The present invention relates to generally superconducting (FETS), more particularly, to a superconducting FET provided with electrodes of an oxide superconductor which can be produced easily.
There are superconducting devices known as Josephson Junction devices, superconducting transistors, and superconducting quantum interference devices (SQUID). Despite their outstanding characteristic properties such as extremely high operating speed, low power dissipation, and high sensitivity for magnetic field detection, they have been considered to be impracticable because the conventional superconductors become superconducting only at an extremely low temperature close to the liquid helium temperature. A recent breakthrough in this field is the discovery of oxide superconductors that have their temperature higher than the temperature of liquid nitrogen. Superconducting devices based on an oxide superconductor are being put to practical use.
An example of superconducting devices is a superconducting field effect transistor, which is explained in the following with reference to FIG. 1 (sectional view). FIG. 1 shows two sets of identical devices formed on a single substrate. The principle on which this superconducting field effect transistor operates is as follows: A supercurrent induced by the superconducting proximity effect flows from source electrodes 1a, 1b of superconductor to drain electrodes 2a, 2b of superconductor through a semiconductor part 3. This supercurrent is controlled by the application of a gate voltage to gate electrodes 5a, 5b formed on insulators 4a, 4b. In the case where an oxide superconductor is used, it is theoretically known that the distance in which superconducting electrons diffuse from the superconductor to the semiconductor (normal layer) is extremely short. This has led one to believe that the distance between the source and drain electrodes should be shorter than 0.1 .mu.m in the case of superconducting field effect transistor based on an oxide superconductor. In other words, it is generally theorized that superconducting electronics devices (such as a Josphson junction device and superconductor three-terminal device) formed from an oxide superconductor with a high critical temperature should have a channel length corresponding to the coherence length of the oxide superconductor. For example, in the case of a superconducting device formed from a Y--Ba--Cu oxide, which is a typical oxide superconductor, the channel length (or the distance between the two electrodes) should be 0.3-1.4 nm, which is equal to the coherence length of the oxide superconductor. An example of such a superconducting device is reported in Applied Physics Letters, vol. 51, p. 200, 1987. It is a Josephson junction device of Y--Ba--Cu oxide in which the crystal boundary of the oxide constitutes the junction. In other words, the crystal boundary in the narrow part of the Y--Ba--Cu oxide thin film functions as the Josephson junction. The thin film in a loop has two such junction areas to constitute a dc SQUID.
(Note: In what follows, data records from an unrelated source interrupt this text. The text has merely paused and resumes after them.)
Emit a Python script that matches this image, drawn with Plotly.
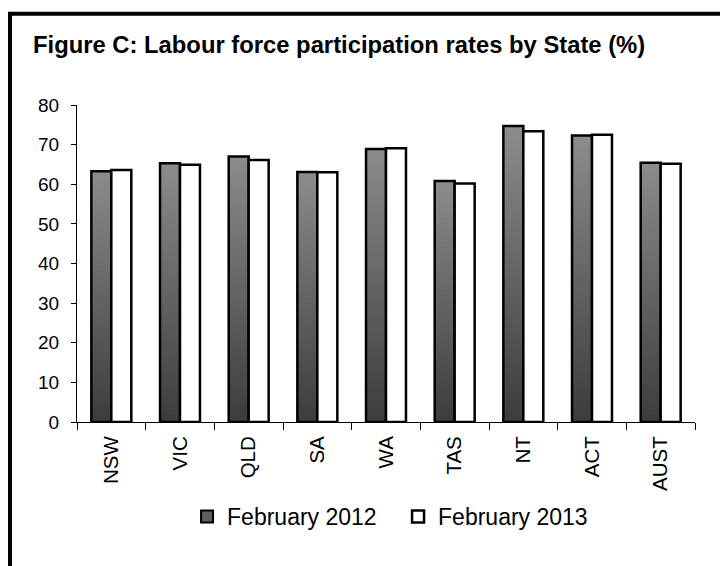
import plotly.graph_objects as go

# Labour force participation rates (%) by State
states = ["NSW", "VIC", "QLD", "SA", "WA", "TAS", "NT", "ACT", "AUST"]
feb_2012 = [63.3, 65.3, 67.0, 63.1, 68.9, 60.8, 74.7, 72.3, 65.4]
feb_2013 = [63.6, 64.9, 66.1, 63.0, 69.1, 60.2, 73.4, 72.5, 65.2]
series_names = ["February 2012", "February 2013"]
y_ticks = [0, 10, 20, 30, 40, 50, 60, 70, 80]

W, H = 720, 566
ML, MR, MT, MB = 77, 25, 105, 144
PW, PH = W - ML - MR, H - MT - MB

FONT = "Liberation Sans, Arial, sans-serif"
N_STEPS = 40  # layers used to shade the 2012 bars from dark (bottom) to light (top)


def shade(t):
    lo, hi = 0x3c, 0x8c
    v = int(round(lo + (hi - lo) * t))
    return f"rgb({v},{v},{v})"


fig = go.Figure()

# gradient-filled 2012 bars: each layer runs from its own base up to the bar top,
# so lighter layers sit over darker ones without seams
for k in range(N_STEPS):
    fig.add_trace(go.Bar(
        x=states,
        y=[v * (N_STEPS - k) / N_STEPS for v in feb_2012],
        base=[v * k / N_STEPS for v in feb_2012],
        offsetgroup="2012",
        marker=dict(color=shade((k + 0.5) / N_STEPS), line=dict(width=0)),
        showlegend=False,
        hoverinfo="skip",
    ))

# outline of the 2012 bars
fig.add_trace(go.Bar(
    x=states, y=feb_2012, offsetgroup="2012",
    marker=dict(color="rgba(0,0,0,0)", line=dict(color="black", width=2.5)),
    showlegend=False, name=series_names[0],
))

# legend entry for 2012
fig.add_trace(go.Bar(
    x=states, y=[None] * len(states), offsetgroup="2012",
    name=series_names[0],
    marker=dict(color="#5e5e5e", line=dict(color="black", width=2)),
))

# 2013 bars
fig.add_trace(go.Bar(
    x=states, y=feb_2013, offsetgroup="2013",
    name=series_names[1],
    marker=dict(color="white", line=dict(color="black", width=2.5)),
))

fig.update_layout(
    width=W, height=H,
    margin=dict(l=ML, r=MR, t=MT, b=MB),
    paper_bgcolor="white", plot_bgcolor="white",
    font=dict(family=FONT, color="black"),
    barmode="group", bargap=0.418, bargroupgap=0,
    title=dict(
        text="<b>Figure C: Labour force participation rates by State (%)</b>",
        font=dict(size=23.8, family=FONT, color="black"),
        xref="container", yref="container",
        x=33 / W, xanchor="left",
        y=1 - 45 / H, yanchor="middle",
    ),
    xaxis=dict(
        type="category", tickangle=-90, tickson="boundaries",
        ticks="outside", ticklen=7, tickcolor="black",
        showline=True, linecolor="black", linewidth=1,
        showgrid=False, tickfont=dict(size=20.5, family=FONT),
        ticklabelstandoff=5,
    ),
    yaxis=dict(
        range=[0, 80], tickvals=y_ticks, ticks="outside", ticklen=5,
        tickcolor="black", showline=True, linecolor="black", linewidth=1,
        showgrid=False, zeroline=False, tickfont=dict(size=19, family=FONT),
        ticklabelstandoff=8,
    ),
    legend=dict(
        orientation="h", x=0.5195, xanchor="center",
        y=(MT + PH - 516.5) / PH, yanchor="middle",
        font=dict(size=23, family=FONT), entrywidth=166,
        bgcolor="rgba(0,0,0,0)",
    ),
    shapes=[
        # heavy frame along the top and left of the figure
        dict(type="rect", xref="paper", yref="paper",
             x0=(10 - ML) / PW, x1=(760 - ML) / PW,
             y0=(MT + PH - 600) / PH, y1=(MT + PH - 13.7) / PH,
             line=dict(color="black", width=4), fillcolor="rgba(0,0,0,0)",
             layer="above"),
    ],
)

fig.write_html("out.html")
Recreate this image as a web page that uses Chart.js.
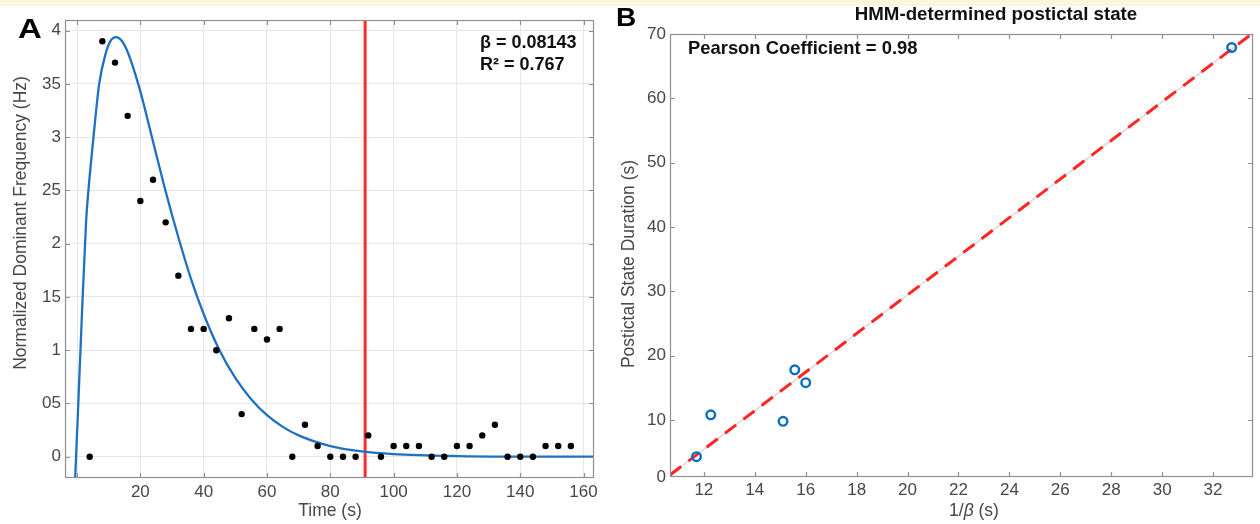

As mentioned above, it has been considered that the Josephson junction and the channel length of a superconducting three-terminal device should have an extremely small dimension, say 1 nm, which equals the coherence length of the oxide superconductor. Unfortunately, it is impossible to form a pattern of oxide superconductor accurately on the order of a nanometer even with the most advanced fine pattern fabrication technique. In other words, there has been no method for producing superconducting devices by forming various fine patterns with high accuracy as designed. The conventional technology does not permit the production of devices with uniform characteristics as designed and the integration of many identical elements on a single substrate. It is very difficult to produce superconducting devices (such as three-terminal devices) which are more complicated in structure than conventional diodes.